> [The task] Retype all of the listing exactly, passing over any picture you find.

-- begin Available records --

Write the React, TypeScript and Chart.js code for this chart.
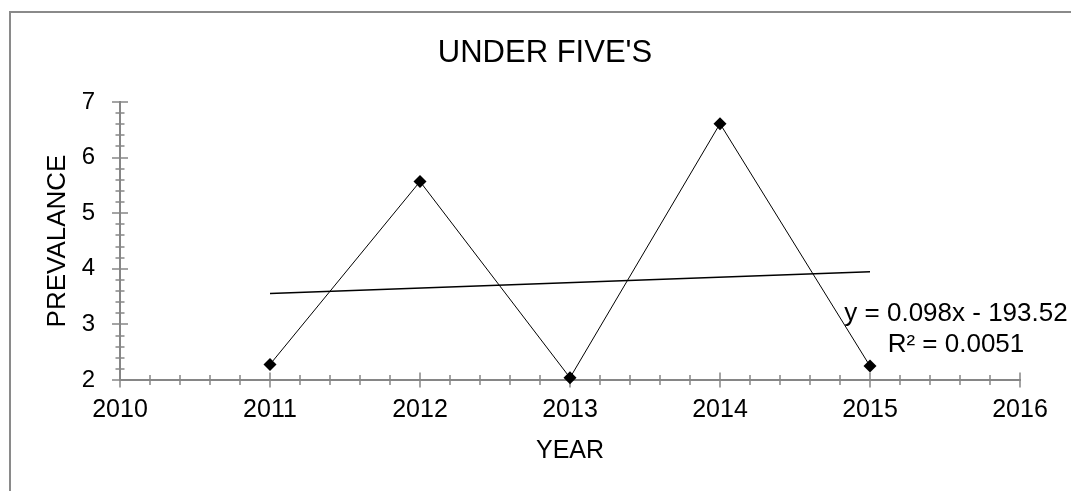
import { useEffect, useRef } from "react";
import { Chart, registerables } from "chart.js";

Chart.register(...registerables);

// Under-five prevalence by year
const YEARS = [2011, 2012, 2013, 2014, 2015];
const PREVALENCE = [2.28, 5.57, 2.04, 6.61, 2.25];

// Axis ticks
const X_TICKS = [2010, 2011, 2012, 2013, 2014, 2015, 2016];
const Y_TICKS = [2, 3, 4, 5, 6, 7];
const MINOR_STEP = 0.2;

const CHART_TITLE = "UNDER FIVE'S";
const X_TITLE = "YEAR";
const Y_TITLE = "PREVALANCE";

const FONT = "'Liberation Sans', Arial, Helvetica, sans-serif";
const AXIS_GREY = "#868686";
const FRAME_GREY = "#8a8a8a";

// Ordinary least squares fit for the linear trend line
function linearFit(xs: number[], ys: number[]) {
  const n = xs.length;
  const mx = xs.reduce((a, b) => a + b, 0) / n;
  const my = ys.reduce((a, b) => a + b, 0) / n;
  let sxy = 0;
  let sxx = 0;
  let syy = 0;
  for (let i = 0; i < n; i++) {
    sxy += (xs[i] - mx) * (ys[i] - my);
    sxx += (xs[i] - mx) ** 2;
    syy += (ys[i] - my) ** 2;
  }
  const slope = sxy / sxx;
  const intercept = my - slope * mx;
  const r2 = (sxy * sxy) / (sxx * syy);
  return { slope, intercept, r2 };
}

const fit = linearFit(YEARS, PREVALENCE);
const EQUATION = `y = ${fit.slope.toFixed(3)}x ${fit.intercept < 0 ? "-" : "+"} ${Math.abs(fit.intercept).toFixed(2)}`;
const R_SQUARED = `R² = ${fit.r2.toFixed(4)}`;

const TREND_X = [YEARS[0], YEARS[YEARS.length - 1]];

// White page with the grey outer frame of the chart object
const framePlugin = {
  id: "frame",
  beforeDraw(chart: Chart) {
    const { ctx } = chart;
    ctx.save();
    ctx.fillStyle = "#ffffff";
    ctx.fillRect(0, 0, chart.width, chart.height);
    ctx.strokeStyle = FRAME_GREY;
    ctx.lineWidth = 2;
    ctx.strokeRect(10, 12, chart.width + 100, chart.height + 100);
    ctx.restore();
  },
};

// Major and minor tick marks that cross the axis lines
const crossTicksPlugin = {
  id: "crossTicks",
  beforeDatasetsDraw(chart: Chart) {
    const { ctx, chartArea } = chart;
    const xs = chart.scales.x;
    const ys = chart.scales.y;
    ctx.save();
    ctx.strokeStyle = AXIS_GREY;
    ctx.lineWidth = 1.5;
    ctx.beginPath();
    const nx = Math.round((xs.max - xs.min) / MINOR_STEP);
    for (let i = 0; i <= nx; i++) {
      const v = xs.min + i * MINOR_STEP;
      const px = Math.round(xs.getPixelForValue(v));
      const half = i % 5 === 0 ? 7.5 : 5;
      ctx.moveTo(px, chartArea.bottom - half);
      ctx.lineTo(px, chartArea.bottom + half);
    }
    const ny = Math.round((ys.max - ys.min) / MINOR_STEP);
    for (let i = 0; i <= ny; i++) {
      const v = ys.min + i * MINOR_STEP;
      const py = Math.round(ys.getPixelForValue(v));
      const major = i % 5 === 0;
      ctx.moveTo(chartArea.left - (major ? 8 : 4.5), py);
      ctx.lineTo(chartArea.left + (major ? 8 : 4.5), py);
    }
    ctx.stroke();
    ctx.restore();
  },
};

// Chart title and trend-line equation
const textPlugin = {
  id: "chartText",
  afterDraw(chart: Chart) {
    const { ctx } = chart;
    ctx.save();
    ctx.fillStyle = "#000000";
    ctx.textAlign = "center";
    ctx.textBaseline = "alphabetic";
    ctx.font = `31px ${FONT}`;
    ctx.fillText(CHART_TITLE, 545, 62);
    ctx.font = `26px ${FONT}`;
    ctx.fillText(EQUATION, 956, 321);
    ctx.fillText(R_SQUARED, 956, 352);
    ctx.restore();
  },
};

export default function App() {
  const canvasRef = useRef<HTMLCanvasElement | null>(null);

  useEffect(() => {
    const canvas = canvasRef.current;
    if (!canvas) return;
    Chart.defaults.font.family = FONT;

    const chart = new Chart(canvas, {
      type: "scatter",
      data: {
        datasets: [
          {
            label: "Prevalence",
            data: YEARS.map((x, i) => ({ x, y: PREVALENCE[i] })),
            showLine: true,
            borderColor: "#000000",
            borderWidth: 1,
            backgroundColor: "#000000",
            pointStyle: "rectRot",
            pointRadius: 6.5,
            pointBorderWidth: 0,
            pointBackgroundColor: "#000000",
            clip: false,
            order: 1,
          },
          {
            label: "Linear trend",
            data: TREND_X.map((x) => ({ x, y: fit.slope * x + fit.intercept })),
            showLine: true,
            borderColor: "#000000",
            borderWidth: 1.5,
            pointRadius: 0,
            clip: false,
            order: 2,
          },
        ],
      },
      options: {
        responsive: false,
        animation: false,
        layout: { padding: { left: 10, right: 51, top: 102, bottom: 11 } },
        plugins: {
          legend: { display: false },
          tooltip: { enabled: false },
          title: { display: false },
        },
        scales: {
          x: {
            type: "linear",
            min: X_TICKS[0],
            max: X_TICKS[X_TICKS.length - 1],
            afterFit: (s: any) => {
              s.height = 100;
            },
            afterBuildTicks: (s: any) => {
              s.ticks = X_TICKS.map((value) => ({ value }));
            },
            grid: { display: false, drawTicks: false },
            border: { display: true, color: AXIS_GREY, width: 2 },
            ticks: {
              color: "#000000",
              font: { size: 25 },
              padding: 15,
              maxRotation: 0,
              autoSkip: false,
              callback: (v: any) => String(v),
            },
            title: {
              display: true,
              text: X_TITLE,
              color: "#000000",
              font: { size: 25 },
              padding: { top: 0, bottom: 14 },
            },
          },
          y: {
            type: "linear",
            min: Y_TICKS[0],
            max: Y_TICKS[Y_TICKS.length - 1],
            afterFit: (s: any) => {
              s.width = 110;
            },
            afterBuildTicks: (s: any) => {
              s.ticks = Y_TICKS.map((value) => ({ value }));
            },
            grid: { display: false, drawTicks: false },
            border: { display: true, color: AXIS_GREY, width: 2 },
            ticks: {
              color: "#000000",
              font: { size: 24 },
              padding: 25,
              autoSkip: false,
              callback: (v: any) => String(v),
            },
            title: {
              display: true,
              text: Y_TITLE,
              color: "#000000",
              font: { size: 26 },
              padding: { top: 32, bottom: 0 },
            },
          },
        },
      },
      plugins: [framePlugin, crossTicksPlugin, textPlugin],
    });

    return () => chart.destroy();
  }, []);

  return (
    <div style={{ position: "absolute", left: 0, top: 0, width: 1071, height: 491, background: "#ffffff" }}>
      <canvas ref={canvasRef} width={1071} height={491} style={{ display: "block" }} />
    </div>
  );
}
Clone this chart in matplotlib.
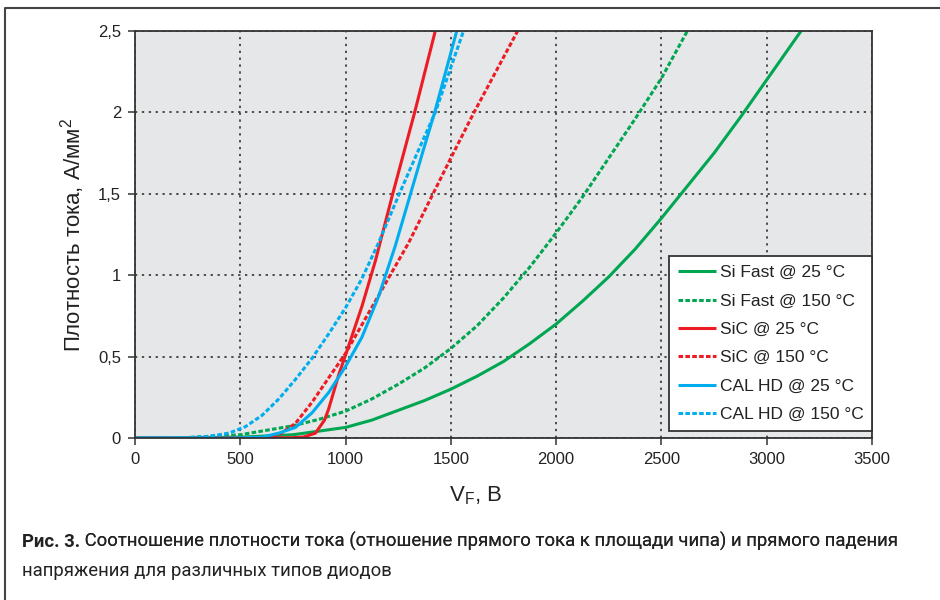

-- end Available records --

> [Solution to this exercise]
Write the React, TypeScript and Chart.js code for this chart.
import { useEffect, useRef } from "react";
import { Chart, registerables } from "chart.js";

Chart.register(...registerables);

// Under-five prevalence by year
const YEARS = [2011, 2012, 2013, 2014, 2015];
const PREVALENCE = [2.28, 5.57, 2.04, 6.61, 2.25];

// Axis ticks
const X_TICKS = [2010, 2011, 2012, 2013, 2014, 2015, 2016];
const Y_TICKS = [2, 3, 4, 5, 6, 7];
const MINOR_STEP = 0.2;

const CHART_TITLE = "UNDER FIVE'S";
const X_TITLE = "YEAR";
const Y_TITLE = "PREVALANCE";

const FONT = "'Liberation Sans', Arial, Helvetica, sans-serif";
const AXIS_GREY = "#868686";
const FRAME_GREY = "#8a8a8a";

// Ordinary least squares fit for the linear trend line
function linearFit(xs: number[], ys: number[]) {
  const n = xs.length;
  const mx = xs.reduce((a, b) => a + b, 0) / n;
  const my = ys.reduce((a, b) => a + b, 0) / n;
  let sxy = 0;
  let sxx = 0;
  let syy = 0;
  for (let i = 0; i < n; i++) {
    sxy += (xs[i] - mx) * (ys[i] - my);
    sxx += (xs[i] - mx) ** 2;
    syy += (ys[i] - my) ** 2;
  }
  const slope = sxy / sxx;
  const intercept = my - slope * mx;
  const r2 = (sxy * sxy) / (sxx * syy);
  return { slope, intercept, r2 };
}

const fit = linearFit(YEARS, PREVALENCE);
const EQUATION = `y = ${fit.slope.toFixed(3)}x ${fit.intercept < 0 ? "-" : "+"} ${Math.abs(fit.intercept).toFixed(2)}`;
const R_SQUARED = `R² = ${fit.r2.toFixed(4)}`;

const TREND_X = [YEARS[0], YEARS[YEARS.length - 1]];

// White page with the grey outer frame of the chart object
const framePlugin = {
  id: "frame",
  beforeDraw(chart: Chart) {
    const { ctx } = chart;
    ctx.save();
    ctx.fillStyle = "#ffffff";
    ctx.fillRect(0, 0, chart.width, chart.height);
    ctx.strokeStyle = FRAME_GREY;
    ctx.lineWidth = 2;
    ctx.strokeRect(10, 12, chart.width + 100, chart.height + 100);
    ctx.restore();
  },
};

// Major and minor tick marks that cross the axis lines
const crossTicksPlugin = {
  id: "crossTicks",
  beforeDatasetsDraw(chart: Chart) {
    const { ctx, chartArea } = chart;
    const xs = chart.scales.x;
    const ys = chart.scales.y;
    ctx.save();
    ctx.strokeStyle = AXIS_GREY;
    ctx.lineWidth = 1.5;
    ctx.beginPath();
    const nx = Math.round((xs.max - xs.min) / MINOR_STEP);
    for (let i = 0; i <= nx; i++) {
      const v = xs.min + i * MINOR_STEP;
      const px = Math.round(xs.getPixelForValue(v));
      const half = i % 5 === 0 ? 7.5 : 5;
      ctx.moveTo(px, chartArea.bottom - half);
      ctx.lineTo(px, chartArea.bottom + half);
    }
    const ny = Math.round((ys.max - ys.min) / MINOR_STEP);
    for (let i = 0; i <= ny; i++) {
      const v = ys.min + i * MINOR_STEP;
      const py = Math.round(ys.getPixelForValue(v));
      const major = i % 5 === 0;
      ctx.moveTo(chartArea.left - (major ? 8 : 4.5), py);
      ctx.lineTo(chartArea.left + (major ? 8 : 4.5), py);
    }
    ctx.stroke();
    ctx.restore();
  },
};

// Chart title and trend-line equation
const textPlugin = {
  id: "chartText",
  afterDraw(chart: Chart) {
    const { ctx } = chart;
    ctx.save();
    ctx.fillStyle = "#000000";
    ctx.textAlign = "center";
    ctx.textBaseline = "alphabetic";
    ctx.font = `31px ${FONT}`;
    ctx.fillText(CHART_TITLE, 545, 62);
    ctx.font = `26px ${FONT}`;
    ctx.fillText(EQUATION, 956, 321);
    ctx.fillText(R_SQUARED, 956, 352);
    ctx.restore();
  },
};

export default function App() {
  const canvasRef = useRef<HTMLCanvasElement | null>(null);

  useEffect(() => {
    const canvas = canvasRef.current;
    if (!canvas) return;
    Chart.defaults.font.family = FONT;

    const chart = new Chart(canvas, {
      type: "scatter",
      data: {
        datasets: [
          {
            label: "Prevalence",
            data: YEARS.map((x, i) => ({ x, y: PREVALENCE[i] })),
            showLine: true,
            borderColor: "#000000",
            borderWidth: 1,
            backgroundColor: "#000000",
            pointStyle: "rectRot",
            pointRadius: 6.5,
            pointBorderWidth: 0,
            pointBackgroundColor: "#000000",
            clip: false,
            order: 1,
          },
          {
            label: "Linear trend",
            data: TREND_X.map((x) => ({ x, y: fit.slope * x + fit.intercept })),
            showLine: true,
            borderColor: "#000000",
            borderWidth: 1.5,
            pointRadius: 0,
            clip: false,
            order: 2,
          },
        ],
      },
      options: {
        responsive: false,
        animation: false,
        layout: { padding: { left: 10, right: 51, top: 102, bottom: 11 } },
        plugins: {
          legend: { display: false },
          tooltip: { enabled: false },
          title: { display: false },
        },
        scales: {
          x: {
            type: "linear",
            min: X_TICKS[0],
            max: X_TICKS[X_TICKS.length - 1],
            afterFit: (s: any) => {
              s.height = 100;
            },
            afterBuildTicks: (s: any) => {
              s.ticks = X_TICKS.map((value) => ({ value }));
            },
            grid: { display: false, drawTicks: false },
            border: { display: true, color: AXIS_GREY, width: 2 },
            ticks: {
              color: "#000000",
              font: { size: 25 },
              padding: 15,
              maxRotation: 0,
              autoSkip: false,
              callback: (v: any) => String(v),
            },
            title: {
              display: true,
              text: X_TITLE,
              color: "#000000",
              font: { size: 25 },
              padding: { top: 0, bottom: 14 },
            },
          },
          y: {
            type: "linear",
            min: Y_TICKS[0],
            max: Y_TICKS[Y_TICKS.length - 1],
            afterFit: (s: any) => {
              s.width = 110;
            },
            afterBuildTicks: (s: any) => {
              s.ticks = Y_TICKS.map((value) => ({ value }));
            },
            grid: { display: false, drawTicks: false },
            border: { display: true, color: AXIS_GREY, width: 2 },
            ticks: {
              color: "#000000",
              font: { size: 24 },
              padding: 25,
              autoSkip: false,
              callback: (v: any) => String(v),
            },
            title: {
              display: true,
              text: Y_TITLE,
              color: "#000000",
              font: { size: 26 },
              padding: { top: 32, bottom: 0 },
            },
          },
        },
      },
      plugins: [framePlugin, crossTicksPlugin, textPlugin],
    });

    return () => chart.destroy();
  }, []);

  return (
    <div style={{ position: "absolute", left: 0, top: 0, width: 1071, height: 491, background: "#ffffff" }}>
      <canvas ref={canvasRef} width={1071} height={491} style={{ display: "block" }} />
    </div>
  );
}
Clone this chart in matplotlib.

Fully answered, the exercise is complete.